A soon-to-be launched union that will champion and promote the interests of media practitioners in the country has promised to restore trust in the local media, which they say has been waning in recent years. The Media Professionals’ Union of Namibia (MPUN) has been established to advocate for the interests of Namibian journalists who at the moment are not represented by any union.
In an interview, one of MPUN steering committee members, Penda Jonas Hashoongo said the union would fortify the credibility of the industry by creating an environment that allows media practitioners to carry out their duties without fear or favour.
Equally, he said, it will ensure the assurance that their pursuit to inform the nation about matters of public interest will not be pacified by external parties or the media organisations they represent.
“The ethical standards required of its members will also aim to upend reckless and irresponsible behaviour during the execution of their duties, which should, in turn translate into improved public trust,” Hashoongo alluded.
The founding members feels the lack of a union that represents media professionals has enabled both media houses as well as other stakeholders to create situations that undermine the integrity and independence of these professionals.
Hashoongo added naturally, where criticism is warranted, both journalists and the media houses they represent are not exempted from being held accountable for reckless or irresponsible reporting and structures have been put in place, such as the media ombudsman, to allow individuals or organisations who have been aggrieved by ‘irresponsible or negligent reporting to find recourse beyond the legal route.
“The unfortunate reality is, however, that media professionals seldom have an opportunity to find recourse when they are unjustly criticised or when, for example, they are accused of accepting bribes to pursue certain agendas. A functional and transparent media requires scrutiny on all fronts, and we believe the MPUN will go a long way to ensuring that this takes place,” he explained.
He further maintained the narrative that media professionals are beyond reproach and can practice recklessly with impunity is simplistic in nature, given the structures put in place for affected parties to find recourse. Therefore, MPUN will support a functional media environment in which even its members can face scrutiny, provided that it is just and is not aimed simply at scoring political points or tarnishing the credibility of these professionals so that they are no longer able to carry out their duties properly. He clarified that MPUN is not a profit-driven entity and that the funds derived from membership and other initiatives will go directly towards the operationalisation of the union.
“Our primary objective is to safeguard the integrity of our members. While we take note of impact, fiscal and otherwise, that Covid-19 has had on the industry, we as the MPUN interim committee believe that it is particularly in adverse situations like these that media professionals would benefit from a union such as MPUN, given that some media houses have used the Covid-19 impact to justify the unfair termination of employment contracts for some media professionals and the creation of unfavourable working conditions for others,” Hashoongo said.
Some politicians and business personalities have over the years accused some journalists of receiving bribes reportedly in order to push certain agendas.

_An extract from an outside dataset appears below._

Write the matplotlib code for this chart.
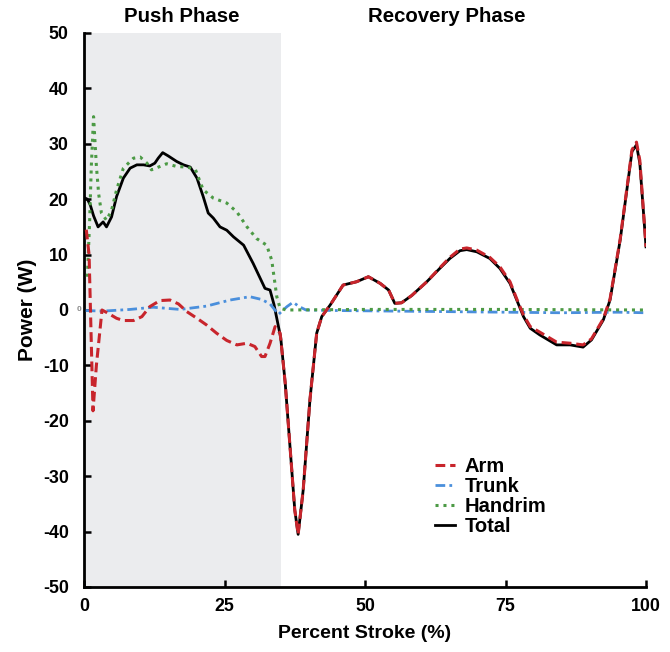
import numpy as np
import matplotlib
matplotlib.use('Agg')
import matplotlib.pyplot as plt

plt.rcParams['font.family'] = ['Liberation Sans', 'DejaVu Sans']
plt.rcParams['font.weight'] = 'bold'
plt.rcParams['axes.unicode_minus'] = False

# total power (W) vs percent stroke
total_x = [0.2, 0.6, 1.1, 1.7, 2.5, 3.4, 4.0, 4.9, 5.8, 7.0, 8.2, 9.4, 10.6, 11.7, 12.6,
           13.2, 14.0, 15.0, 16.5, 17.7, 18.9, 20.1, 21.2, 22.1, 23.0, 24.2, 25.4, 26.6,
           28.4, 30.1, 32.2, 33.1, 33.8, 34.4, 35.0, 35.8, 36.7, 37.5, 38.1, 39.0, 40.2,
           41.4, 42.3, 43.8, 46.1, 48.5, 50.6, 52.7, 54.2, 55.3, 56.5, 58.3, 61.0, 63.3,
           65.1, 66.9, 68.1, 69.9, 72.2, 74.0, 75.8, 77.0, 78.2, 79.4, 81.1, 84.1, 86.5,
           88.8, 90.3, 92.4, 93.6, 95.4, 97.5, 98.3, 98.9, 100.0]
total_y = [20.2, 20.0, 19.0, 17.0, 15.0, 15.9, 15.0, 16.8, 20.5, 23.8, 25.6, 26.2, 26.2, 26.0,
           26.5, 27.4, 28.4, 27.8, 26.8, 26.2, 25.8, 23.8, 20.5, 17.5, 16.6, 15.0, 14.4, 13.2,
           11.7, 8.4, 3.9, 3.6, 1.0, -2.0, -5.0, -13.2, -25.3, -36.1, -40.5, -32.5, -16.2,
           -4.2, -1.2, 0.9, 4.5, 5.1, 6.0, 4.8, 3.6, 1.2, 1.3, 2.6, 5.1, 7.5,
           9.3, 10.7, 10.9, 10.5, 9.3, 7.5, 4.8, 1.8, -1.2, -3.3, -4.5, -6.3, -6.3,
           -6.7, -5.4, -1.8, 1.8, 12.6, 28.6, 29.8, 26.5, 11.4]

# arm power
arm_x = [0.4, 0.9, 1.6, 2.2, 3.2, 4.3, 5.8, 7.0, 8.8, 10.3, 11.7, 13.5, 15.3, 16.8, 18.3,
         20.1, 21.8, 23.6, 25.4, 27.2, 29.0, 30.4, 31.6, 32.2, 33.1, 34.0, 34.9, 35.8,
         36.7, 37.5, 38.1, 39.0, 40.2, 41.4, 42.3, 43.8, 46.1, 48.5, 50.6, 52.7, 54.2,
         55.3, 56.5, 58.3, 61.0, 63.3, 65.1, 66.9, 68.1, 69.9, 72.2, 74.0, 75.8, 77.0,
         78.2, 79.4, 81.1, 84.1, 86.5, 88.8, 90.3, 92.4, 93.6, 95.4, 97.5, 98.3, 98.9, 100.0]
arm_y = [14.5, 10.0, -18.2, -10.0, 0.0, -0.6, -1.5, -1.9, -1.9, -1.2, 0.6, 1.7, 1.8, 1.1, -0.3,
         -1.5, -2.7, -4.2, -5.5, -6.3, -6.0, -6.6, -8.4, -8.4, -6.0, -3.0, -4.2, -13.2,
         -25.3, -36.1, -40.5, -32.5, -16.2, -4.2, -1.2, 0.9, 4.5, 5.1, 6.0, 4.8, 3.6,
         1.2, 1.3, 2.6, 5.1, 7.6, 9.5, 11.0, 11.2, 10.8, 9.5, 7.8, 5.1, 2.0,
         -0.9, -3.0, -4.0, -5.8, -6.0, -6.3, -5.2, -1.6, 2.0, 12.8, 28.9, 30.3, 27.0, 11.4]

# trunk power
trunk_x = [0.3, 3.4, 8.2, 12.3, 17.1, 21.8, 26.0, 29.5, 31.6, 33.1, 34.6, 36.1, 37.2,
           38.3, 39.5, 45.0, 55.0, 65.0, 75.0, 85.0, 95.0, 100.0]
trunk_y = [-0.1, -0.2, 0.1, 0.5, 0.1, 0.7, 1.8, 2.4, 1.9, 1.1, -0.8, 0.6, 1.4,
           0.6, 0.0, -0.1, -0.2, -0.3, -0.4, -0.5, -0.4, -0.5]

# handrim power
hand_x = [0.6, 1.0, 1.3, 1.7, 2.2, 2.6, 3.1, 4.0, 4.9, 5.8, 7.0, 8.8, 10.0, 11.2, 12.0,
          13.5, 14.7, 16.5, 18.3, 19.8, 21.2, 23.0, 25.4, 27.2, 29.0, 30.7, 32.5, 33.4,
          34.3, 34.9, 36.0, 50.0, 75.0, 100.0]
hand_y = [6.0, 16.0, 26.0, 34.9, 26.0, 21.0, 17.5, 16.2, 18.0, 21.7, 25.6, 27.4, 27.6, 26.5,
          25.3, 25.9, 26.4, 25.9, 25.8, 25.4, 21.7, 20.2, 19.3, 17.7, 15.0, 12.9, 11.7, 9.0,
          2.4, 0.3, 0.0, 0.1, 0.1, 0.0]

push_end = 35.1
xticks = [0, 25, 50, 75, 100]
yticks = [-50, -40, -30, -20, -10, 0, 10, 20, 30, 40, 50]

fig = plt.figure(figsize=(6.7, 6.52), dpi=100)
ax = fig.add_axes([0.1254, 0.0997, 0.8388, 0.8497])

ax.axvspan(0, push_end, color='#ebecee', lw=0, zorder=0)

ax.plot(arm_x, arm_y, color='#c8252c', ls=(0, (3.2, 1.6)), lw=2.2, label='Arm', zorder=4)
ax.plot(trunk_x, trunk_y, color='#4a8fdc', ls=(0, (3.5, 1.5, 1, 1.5)), lw=2.0, label='Trunk', zorder=3)
ax.plot(hand_x, hand_y, color='#4c9a45', ls=(0, (1, 1.6)), lw=2.2, label='Handrim', zorder=3)
ax.plot(total_x, total_y, color='black', lw=2.0, label='Total', zorder=2)

ax.set_xlim(0, 100)
ax.set_ylim(-50, 50)
ax.set_xticks(xticks)
ax.set_yticks(yticks)
ax.tick_params(direction='in', length=5, width=1.8, labelsize=12.8)
ax.tick_params(axis='y', pad=11)
ax.tick_params(axis='x', pad=8)
for s in ['top', 'right']:
    ax.spines[s].set_visible(False)
for s in ['left', 'bottom']:
    ax.spines[s].set_linewidth(2)

ax.set_ylabel('Power (W)', fontsize=15, fontweight='bold', labelpad=4)
ax.set_xlabel('Percent Stroke (%)', fontsize=14, fontweight='bold', labelpad=7)

ax.text(17.4, 53.0, 'Push Phase', ha='center', va='center', fontsize=14.7, fontweight='bold', clip_on=False)
ax.text(64.6, 53.0, 'Recovery Phase', ha='center', va='center', fontsize=14.7, fontweight='bold', clip_on=False)
ax.text(-0.4, 0, '0', ha='right', va='center', fontsize=6, color='#888888', clip_on=False)

ax.legend(loc='upper left', bbox_to_anchor=(0.625, 0.235), frameon=False, fontsize=14.5,
          handlelength=1.0, handletextpad=0.45, labelspacing=0.05, borderpad=0, borderaxespad=0)

fig.savefig('out.png', dpi=100)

Hashoongo indicated those allegations have remained allegations and very little evidence has been provided to authenticate the claims.
He said MPUN will support individuals and organisations who will assist in rooting out the alleged bribery, should it exist, as this will help to safeguard the credibility of media professionals and the industry at large.
According to him, MPUN members will be bound by a certain standard of ethics.
“This means if they transcend these bounds, their membership will come into question. While we cannot speak to the actions of these ‘individuals calling themselves journalists’, we can say that situations like these would be less likely to occur in an environment where you have media professionals represented by a single entity that promotes free, yet responsible, reporting.”